2000 yılında 3.355 örgüt mensubu yakalandı. 2001'de 1.596, 2002'de ise 710 kişi yakalandı. AKP döneminde ise yakalananlar 200'ü bulmuyor.
Acaba operasyonlarda bir gevşeme-yumuşamı mı oldu? AKP'nin, CHP'nin tepkisine karşın çıkarttığı 'Eve Dönüş Yasası'ndan yararlanan 100 kadar Hizbullah militanı dışarı çıktı; 400 kadarının da dilekçeleri inceleniyor.
Yeni teröre dikkat
HİZBULLAH örgütünün çökme sürecine girdiği 17.1.2000'den önce ve sonra yazdığı ‘‘Kod Adı Hizbullah’’ ve ‘‘Batman'dan Beykoz'a- Hizbullah'ın Kanlı Yolculuğu’’ adlı kitapları ile dikkati çeken Cumhuriyet Yurt Haberler Servisi Şefi Mehmet Faraç ‘‘Kaos yaratmak için eyleme hazırlanan bir sürü hücre örgüt, her an yeni şeyler yapabilir’’ dedi.
Faraç'la konuşuyoruz:
İstanbul'da seyyar bomba dolaşıyor diyorsunuz.

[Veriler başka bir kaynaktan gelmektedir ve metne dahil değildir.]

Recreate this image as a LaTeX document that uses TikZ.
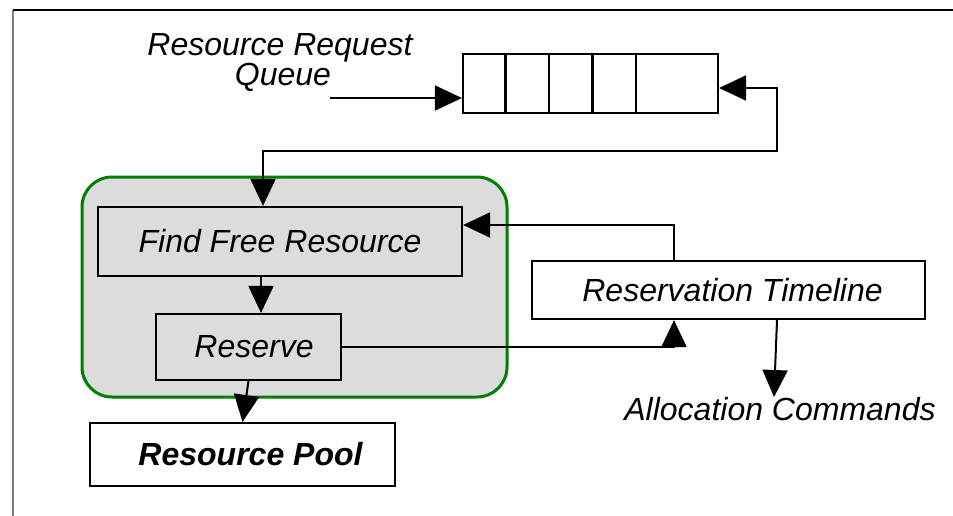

- Militanlar kaç İsrail ve ABD hedefi için plan yapıyorlar. Hücre çöktü mü, ayakta mı? Polis bu soruna yanıt bulduğunda başta İstanbul olmak üzere büyük kentler nefes alabilecek, dedim. İşte yanıtı bugünkü (dünkü) eylemlerle geldi. Görülüyor ki, hücre ayakta ve başka hücreler de var aramızda. Bunun için AKP'nin emniyet içindeki kadrolaşmasına bakmak gerekiyor. En az 20 yıllık terörle mücadele deneyimi olan insanlar nerede?
Sinagog patlamalarının ertesi günü (pazar) ‘‘Direksiyonda kim vardı?’’ diye sormuştum. Ve 24 Ekim günü öğle saatlerinde polis telsizlerinden Göztepe Taşmektep Sokak'taki sinagogun yanında 06 plakalı bomba yüklü bir araçla ilgili anonslar yapıldığını yazmıştım. Ne yazık ki bu araç, Neva Şalom'da patlayan aynı araç çıktı. İstihbaratla ilgili sorun burada çıkıyor. Acaba yeterli takip yapılamadı mı?